The Scripture lessons today describe more than one transformation that began with the resurrection of Jesus. Jesus proved that his resurrection was no illusion; his appearance was not in some ghostly form; he was physically present and alive. But John’s account of this meeting tells us that while Jesus proved his physical presence to Thomas and the others, he got into the room through locked doors!

Before the passage we heard today in Luke, Jesus had been walking with two men on the road to Emmaus; he ate with them, and then vanished. The next sentence records Jesus reappearing among his disciples in Jerusalem. Jesus had definitely been transformed – changed from the inside out.

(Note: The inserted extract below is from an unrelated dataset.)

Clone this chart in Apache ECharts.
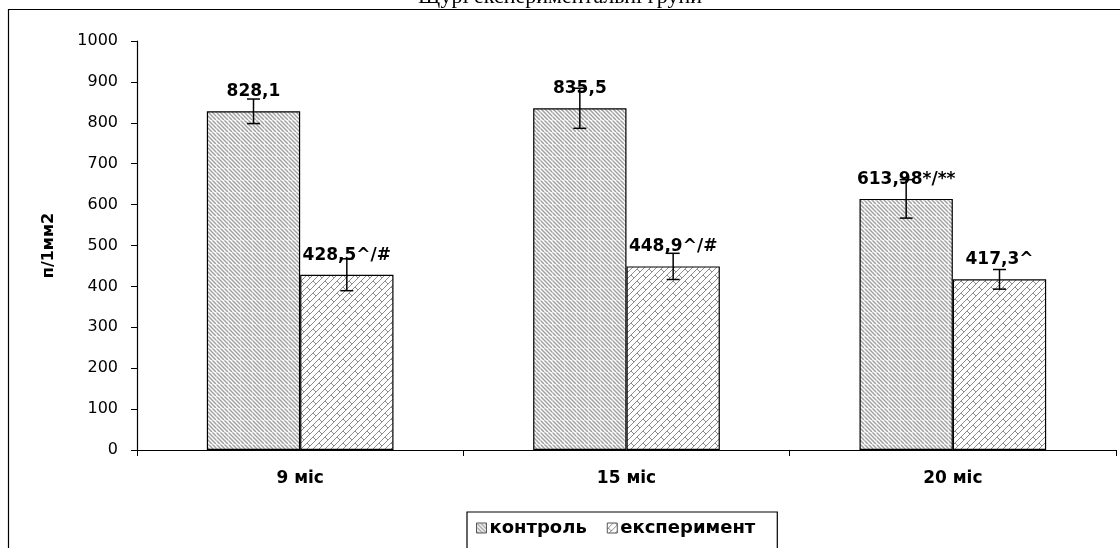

The book of Acts tells us how the transformation of Jesus brought about the transformation of Peter. After Peter saw that Jesus was raised from the dead, and after he experienced the coming of the Holy Spirit at Pentecost, he healed a crippled beggar. Lots of people witnessed this healing; they recognized the man who was now walking and jumping and praising God. Peter told them that this power to heal was not his power, but it came from Jesus. Peter had changed from the inside out; from the impetuous student to a messenger and healer; filled with power, confidence, boldness, and words that carried authority and truth.

There was a power that emanated from the resurrection of Jesus. And it still does.

In that room Jesus opened the disciples’ minds to understand the Scriptures. Have you experienced that in your life? As a young boy I remember having a Bible in the house, but nobody ever read from it. I went to Sunday School and Youth Group, but only read what was assigned. But a day came that I hungered for what it said. I couldn’t put it down. I had this Living Bible at home, a dramatized Bible on cassette in my car, and one of these pocket sized Bibles in my briefcase. I felt like a sponge, soaking up the message behind the stories. I felt transformed. We the church are about transformed lives (of ourselves and others).

Paul said, “Do not conform to the pattern of this world, but be transformed by the renewing of your mind.” (Romans 12:2)

Think of transformations you and I have experienced. Witnessing ordinations to the diaconate and priesthood that started here at St Luke’s and at my previous parish. Dee Sigismond’s passion for the children at Chamberlains, and her work there that is helping the children know that we care about them. We hope our love transforms them. The nurturing, teaching, and religious instruction of 35 or so children each year in our preschool (palpable transformation). Every person who plays an instrument or sings, serves on Sunday, teaches Sunday School, works on a parish committee, or studies in a Bible study group. Our doing these things changes us. The resurrection of Jesus changes us; even today.

1 John explains that through faith in Jesus Christ we are all welcomed as God’s children; not just as created beings; not just as subjects to worship Him; but as God’s beloved children. Who we are is God’s family. Who we are becoming is reflections of God, by learning to live by the values Jesus lived by; to be like him; to have the mind of Christ at work in us.

Today there are 2.2 billion people in the world who follow the teachings of Jesus. For the 2.2 billion, I get excited to think what the impact would be if all of us allowed ourselves to be transformed by Jesus; to be made new from the inside out. To be changed we need to ask for and accept this power. It can be as easy as looking in the mirror in the morning, or spending one extra minute sitting quietly in your car when you arrive at work, and saying, “Lord, today, as best as I know how, I give today to you: what I do, what I say, the challenges I face, and my response to the people I meet today, I give myself to you.

To help me meet local clergy I joined a monthly coffee. I started talking about meeting the needs of the homeless who come to our churches. I was asked by these clergy to give the message (homily) at the ecumenical service on Good Friday; I talked about our shared calling. I’ve been asked to serve on the Board of the Community Food Bank. Coincidence?? I want to integrate the outreach work of our churches so we work together instead of each doing our own thing to help the people who can’t afford healthy meals. My vision is for Christ’s church to provide networking alongside community service organizations. I believe God brought these experiences together; transformation through the renewing of our minds.

We are an Easter people. Our faith is empowered by the resurrection of Jesus Christ. He received new life on Easter Day; and as ‘Easter people’ we believe in new life for ourselves. We believe in personal transformation from the inside out.

May each of us accept what Jesus gave his life for, and allow that power to be at work more and more in our lives. Amen.